If your home theater has a bunch of other components in the mix (e.g. Blu-ray player, games console etc.) the TV will pass audio from them to your soundbar. However, it is also possible to send the audio signal from the components to your soundbar directly. You can learn more about various configurations in this helpful guide by Crutchfield.
What about HDMI ARC?
Some soundbars feature an HDMI ARC (Audio Return Channel) port, which means all the audio can be handled over an HDMI cable. Assuming your TV also features an HDMI ARC port, this is another simple way of connecting the two. In this list the Creative Stage 2.1 and Wohome S29 feature HDMI ARC.

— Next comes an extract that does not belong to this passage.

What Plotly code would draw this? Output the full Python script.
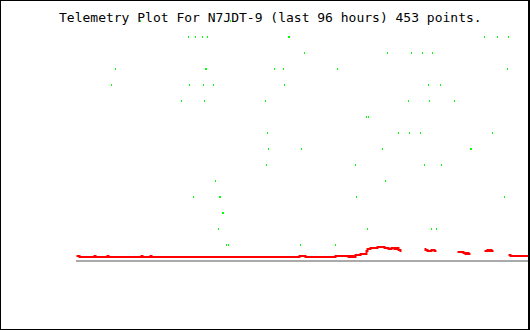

Despite intending to simplify connecitivity, many people have ironically run into problems using HDMI ARC and find themselves preferring optical. At this point it is hard to recommend the presence of ARC as a reason for picking a particular soundbar.
What Does The USB Port Do?
Very little, actually. They are typically included for firmware updates, although now sound bars can be updated by more up-to-date means. They also let you play music from a thumb drive, but who does that anymore?
What are Sound Bar “Channels”?
You can think of each channel as a source of sound occupying a different spatial position. For example, in a 5.1 surround sound home theater setup, you have center, left, right, left-rear and right-rear channels.
Budget soundbars are typically limited to either 2.0 (left/right) or 2.1 (left/right with subwoofer). However, DSP can help give you the illusion that sound is coming from different directions.
The width of the soundbar itself can give you an idea of how good stereo separation is. The further the left and right speaker are, the clearer it becomes which side the sound is coming from.
What is the difference between a Passive and Active Soundbar?
Passive soundbars are those that need to be ‘driven’ by a separate amplifier or receiver. They are not very common, as one of the selling points of a soundbar is their simplicity.
Active soundbars have an amplifier built-in. All of the soundbars listed in this roundup are active.